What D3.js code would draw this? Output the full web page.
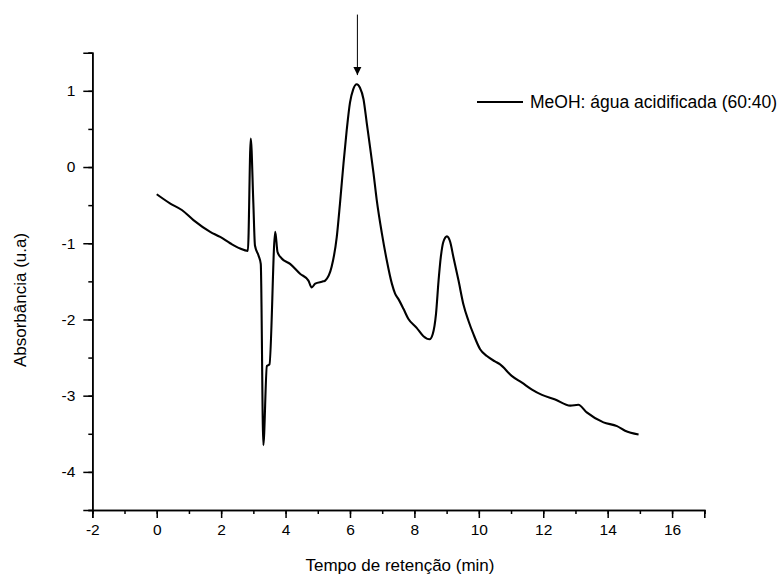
<!DOCTYPE html>
<html><head><meta charset="utf-8">
<script src="https://cdn.jsdelivr.net/npm/d3@7"></script>
<style>body{margin:0;background:#fff}text{font-family:"Liberation Sans",Arial,sans-serif}</style>
</head><body>
<svg id="c" width="782" height="576"></svg>
<script>
const timeMin = [0,0.41,0.78,1.14,1.66,1.97,2.28,2.59,2.83,2.92,3.0,3.05,3.16,3.23,3.31,3.42,3.50,3.68,3.75,3.88,4.14,4.45,4.71,4.81,4.92,5.17,5.23,5.43,5.59,5.69,5.80,5.90,6.0,6.1,6.21,6.31,6.42,6.52,6.62,6.73,6.83,6.99,7.14,7.30,7.40,7.50,7.66,7.81,8.07,8.28,8.47,8.57,8.67,8.75,8.82,8.90,9.01,9.11,9.21,9.37,9.52,9.68,9.83,10.04,10.25,10.5,10.66,11.02,11.34,11.65,11.96,12.37,12.84,13.09,13.35,13.87,14.29,14.54,14.96];
const absorb = [-0.357,-0.476,-0.564,-0.696,-0.85,-0.917,-1.0,-1.07,-1.10,0.374,-0.476,-1.03,-1.16,-1.27,-3.65,-2.61,-2.59,-0.85,-1.115,-1.2,-1.27,-1.40,-1.49,-1.58,-1.53,-1.50,-1.49,-1.31,-0.917,-0.476,0.053,0.49,0.845,1.02,1.087,1.04,0.89,0.58,0.27,-0.08,-0.43,-0.87,-1.22,-1.53,-1.66,-1.73,-1.86,-1.99,-2.11,-2.22,-2.26,-2.19,-1.93,-1.49,-1.18,-0.98,-0.91,-0.98,-1.18,-1.49,-1.80,-2.02,-2.19,-2.39,-2.48,-2.55,-2.59,-2.74,-2.83,-2.92,-2.99,-3.05,-3.13,-3.12,-3.22,-3.35,-3.40,-3.46,-3.51];
const xTicks = [-2,0,2,4,6,8,10,12,14,16];
const yTicks = [-4,-3,-2,-1,0,1];
const seriesName = "MeOH: água acidificada (60:40)";
const arrowX = 6.23, arrowFrom = 2.0, arrowTo = 1.206;

const svg = d3.select("#c");
const x = d3.scaleLinear().domain([-2,17]).range([92.3,704.3]);
const y = d3.scaleLinear().domain([-4.5,1.5]).range([510,52.7]);

const defs = svg.append("defs");
defs.append("marker").attr("id","ah").attr("viewBox","0 0 10 10").attr("refX",10).attr("refY",5)
  .attr("markerWidth",8).attr("markerHeight",10).attr("markerUnits","userSpaceOnUse").attr("orient","auto")
  .append("path").attr("d","M0,0L10,5L0,10Z").attr("fill","#000");

const gx = svg.append("g").attr("transform","translate(0,510)");
gx.call(d3.axisBottom(x).tickValues(d3.range(-2,18,1)).tickSize(4).tickFormat(""));
const gx2 = svg.append("g").attr("transform","translate(0,510)");
gx2.call(d3.axisBottom(x).tickValues(xTicks).tickSize(8).tickPadding(6).tickFormat(d=>d));
const gy = svg.append("g").attr("transform","translate(92.3,0)");
gy.call(d3.axisLeft(y).tickValues(d3.range(-4.5,1.51,0.5)).tickSize(4).tickFormat(""));
const gy2 = svg.append("g").attr("transform","translate(92.3,0)");
gy2.call(d3.axisLeft(y).tickValues(yTicks).tickSize(9).tickPadding(8).tickFormat(d=>d));
svg.selectAll(".domain").attr("stroke","#000").attr("stroke-width",1.6);
svg.selectAll(".tick line").attr("stroke","#000").attr("stroke-width",1.5);
svg.selectAll(".tick text").attr("font-size",15.5).attr("fill","#000").attr("font-family","Liberation Sans, Arial, sans-serif");

const data = timeMin.map((t,i)=>[t,absorb[i]]);
svg.append("path").datum(data).attr("fill","none").attr("stroke","#000").attr("stroke-width",2.1)
  .attr("stroke-linejoin","round")
  .attr("d", d3.line().x(d=>x(d[0])).y(d=>y(d[1])).curve(d3.curveMonotoneX));

svg.append("line").attr("x1",x(arrowX)).attr("x2",x(arrowX)).attr("y1",y(arrowFrom)).attr("y2",y(arrowTo))
  .attr("stroke","#000").attr("stroke-width",1).attr("marker-end","url(#ah)");

svg.append("line").attr("x1",477).attr("x2",523).attr("y1",102).attr("y2",102).attr("stroke","#000").attr("stroke-width",2.1);
svg.append("text").attr("x",530).attr("y",108).attr("font-size",17.5).text(seriesName);

svg.append("text").attr("x",400).attr("y",571).attr("text-anchor","middle").attr("font-size",17).text("Tempo de retenção (min)");
svg.append("text").attr("transform","translate(26,300) rotate(-90)").attr("text-anchor","middle").attr("font-size",17).text("Absorbância (u.a)");
</script>
</body></html>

________________

Task description
Without the pictures, write out all of the material exactly.

Finished exercise
What D3.js code would draw this? Output the full web page.
<!DOCTYPE html>
<html><head><meta charset="utf-8">
<script src="https://cdn.jsdelivr.net/npm/d3@7"></script>
<style>body{margin:0;background:#fff}text{font-family:"Liberation Sans",Arial,sans-serif}</style>
</head><body>
<svg id="c" width="782" height="576"></svg>
<script>
const timeMin = [0,0.41,0.78,1.14,1.66,1.97,2.28,2.59,2.83,2.92,3.0,3.05,3.16,3.23,3.31,3.42,3.50,3.68,3.75,3.88,4.14,4.45,4.71,4.81,4.92,5.17,5.23,5.43,5.59,5.69,5.80,5.90,6.0,6.1,6.21,6.31,6.42,6.52,6.62,6.73,6.83,6.99,7.14,7.30,7.40,7.50,7.66,7.81,8.07,8.28,8.47,8.57,8.67,8.75,8.82,8.90,9.01,9.11,9.21,9.37,9.52,9.68,9.83,10.04,10.25,10.5,10.66,11.02,11.34,11.65,11.96,12.37,12.84,13.09,13.35,13.87,14.29,14.54,14.96];
const absorb = [-0.357,-0.476,-0.564,-0.696,-0.85,-0.917,-1.0,-1.07,-1.10,0.374,-0.476,-1.03,-1.16,-1.27,-3.65,-2.61,-2.59,-0.85,-1.115,-1.2,-1.27,-1.40,-1.49,-1.58,-1.53,-1.50,-1.49,-1.31,-0.917,-0.476,0.053,0.49,0.845,1.02,1.087,1.04,0.89,0.58,0.27,-0.08,-0.43,-0.87,-1.22,-1.53,-1.66,-1.73,-1.86,-1.99,-2.11,-2.22,-2.26,-2.19,-1.93,-1.49,-1.18,-0.98,-0.91,-0.98,-1.18,-1.49,-1.80,-2.02,-2.19,-2.39,-2.48,-2.55,-2.59,-2.74,-2.83,-2.92,-2.99,-3.05,-3.13,-3.12,-3.22,-3.35,-3.40,-3.46,-3.51];
const xTicks = [-2,0,2,4,6,8,10,12,14,16];
const yTicks = [-4,-3,-2,-1,0,1];
const seriesName = "MeOH: água acidificada (60:40)";
const arrowX = 6.23, arrowFrom = 2.0, arrowTo = 1.206;

const svg = d3.select("#c");
const x = d3.scaleLinear().domain([-2,17]).range([92.3,704.3]);
const y = d3.scaleLinear().domain([-4.5,1.5]).range([510,52.7]);

const defs = svg.append("defs");
defs.append("marker").attr("id","ah").attr("viewBox","0 0 10 10").attr("refX",10).attr("refY",5)
  .attr("markerWidth",8).attr("markerHeight",10).attr("markerUnits","userSpaceOnUse").attr("orient","auto")
  .append("path").attr("d","M0,0L10,5L0,10Z").attr("fill","#000");

const gx = svg.append("g").attr("transform","translate(0,510)");
gx.call(d3.axisBottom(x).tickValues(d3.range(-2,18,1)).tickSize(4).tickFormat(""));
const gx2 = svg.append("g").attr("transform","translate(0,510)");
gx2.call(d3.axisBottom(x).tickValues(xTicks).tickSize(8).tickPadding(6).tickFormat(d=>d));
const gy = svg.append("g").attr("transform","translate(92.3,0)");
gy.call(d3.axisLeft(y).tickValues(d3.range(-4.5,1.51,0.5)).tickSize(4).tickFormat(""));
const gy2 = svg.append("g").attr("transform","translate(92.3,0)");
gy2.call(d3.axisLeft(y).tickValues(yTicks).tickSize(9).tickPadding(8).tickFormat(d=>d));
svg.selectAll(".domain").attr("stroke","#000").attr("stroke-width",1.6);
svg.selectAll(".tick line").attr("stroke","#000").attr("stroke-width",1.5);
svg.selectAll(".tick text").attr("font-size",15.5).attr("fill","#000").attr("font-family","Liberation Sans, Arial, sans-serif");

const data = timeMin.map((t,i)=>[t,absorb[i]]);
svg.append("path").datum(data).attr("fill","none").attr("stroke","#000").attr("stroke-width",2.1)
  .attr("stroke-linejoin","round")
  .attr("d", d3.line().x(d=>x(d[0])).y(d=>y(d[1])).curve(d3.curveMonotoneX));

svg.append("line").attr("x1",x(arrowX)).attr("x2",x(arrowX)).attr("y1",y(arrowFrom)).attr("y2",y(arrowTo))
  .attr("stroke","#000").attr("stroke-width",1).attr("marker-end","url(#ah)");

svg.append("line").attr("x1",477).attr("x2",523).attr("y1",102).attr("y2",102).attr("stroke","#000").attr("stroke-width",2.1);
svg.append("text").attr("x",530).attr("y",108).attr("font-size",17.5).text(seriesName);

svg.append("text").attr("x",400).attr("y",571).attr("text-anchor","middle").attr("font-size",17).text("Tempo de retenção (min)");
svg.append("text").attr("transform","translate(26,300) rotate(-90)").attr("text-anchor","middle").attr("font-size",17).text("Absorbância (u.a)");
</script>
</body></html>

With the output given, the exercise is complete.